The confusion is that when a massive branch is released, LTSC and SAC share a version number until the next update cycle.

1809 in this case is LTSC as you are not getting the build update. However, LTSC and SAC both shared the version number at one point in time.

SAC is also only officially available via "CORE" installs. IE:

Windows Server 2019 Datacenter/Standard Core

which has no GUI. Only LTSC editions allow usage of the GUI officially.


You can read more about this kind of stuff here:









						Windows Server servicing channels
					

Explanation of Windows Server service channels – LTSC and SAC



					docs.microsoft.com
				




and the OS matrix here:









						Windows Server release information
					

Release information about Windows Server



					docs.microsoft.com
				




Just to snip some important bits you can see what I mean here:



			https://tdepix.io/pictures/chrome_8ghyGWBfi3.png
		


From AWS you can read about and learn how to differentiate like this:









						Microsoft FAQ – Amazon Web Services (AWS)
					

Answers to common questions about running Windows and other Microsoft software on AWS.




					aws.amazon.com
				






> *Q. How do I know if I’m using LTSC or SAC release?*
> 
> LTSC and SAC releases may share a common build number, but can be distinguished by the Windows Product Name. LTSC releases include the version in the product name, e.g. Windows Server 2019 Datacenter, while SAC product names do not, e.g. Windows Server Datacenter. The Windows Product Name can be returned by PowerShell using the Get-ComputerInfo cmdlet, example below.
> 
> ...



It's important to know that 1809 is the most upto date LTSC build. LTSC still receives security and bug fixes. The only thing LTSC does not get is feature updates, which come as part of SAC releases.


----------



## qubit (Apr 11, 2021)

@Solaris17 thanks for the clarification, which builds on what @silentbogo said.
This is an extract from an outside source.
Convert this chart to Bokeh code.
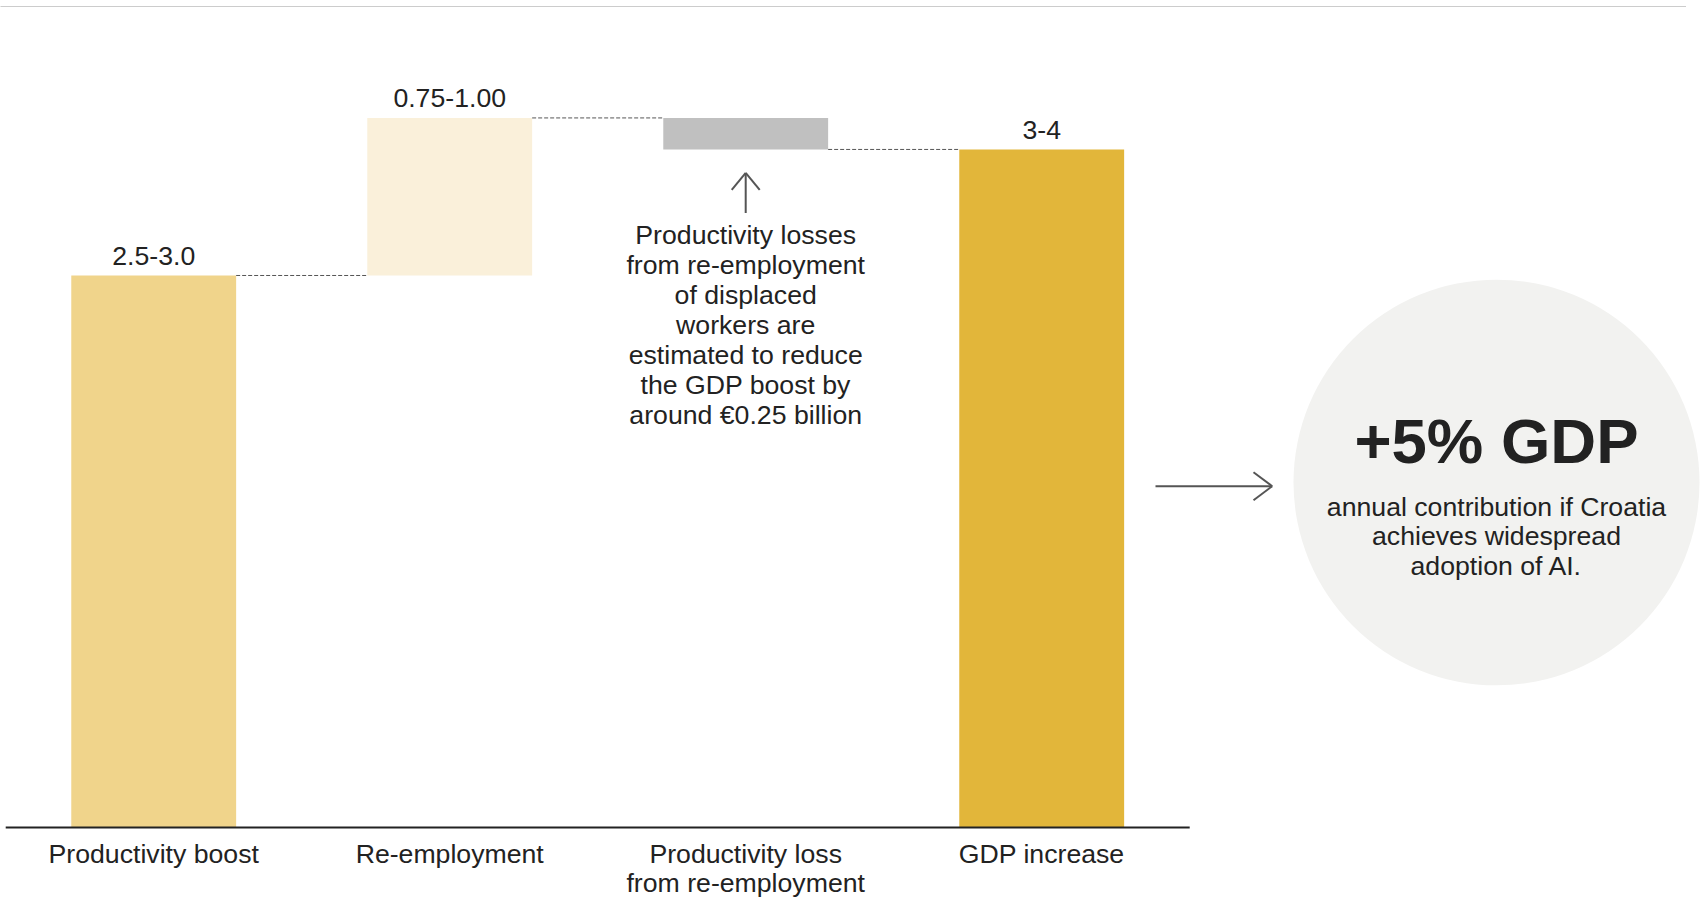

However, as I see it, it remains that to get the latest build, I still need to have a reassuringly expensive server license to access the volume licensing portal and download the 20H2 upgrade, so I'm still stuck. By the looks of it, you have a volume license? If so, could you please let me know if the 20H2 standalone patch/upgrade is available from the portal? I'm just curious to see if my instinct was right on this critical point.

I get that big corps running datacentres won't be in a hurry to upgrade to the latest and greatest for various reasons, with system stability being high on the agenda. They also have premier support options with Microsoft to smooth over any difficulties. I don't have any of that. I'm just one lone fuzzy qubit who wants to set up his new, fairly simple, web site using the latest software, that has the latest security, compatibility and performance enhancements in it, which I think is quite reasonable. Sure, sometimes there are problems with these latest versions as people might point out, but it's not that often and is something I'll worry about if I really need to.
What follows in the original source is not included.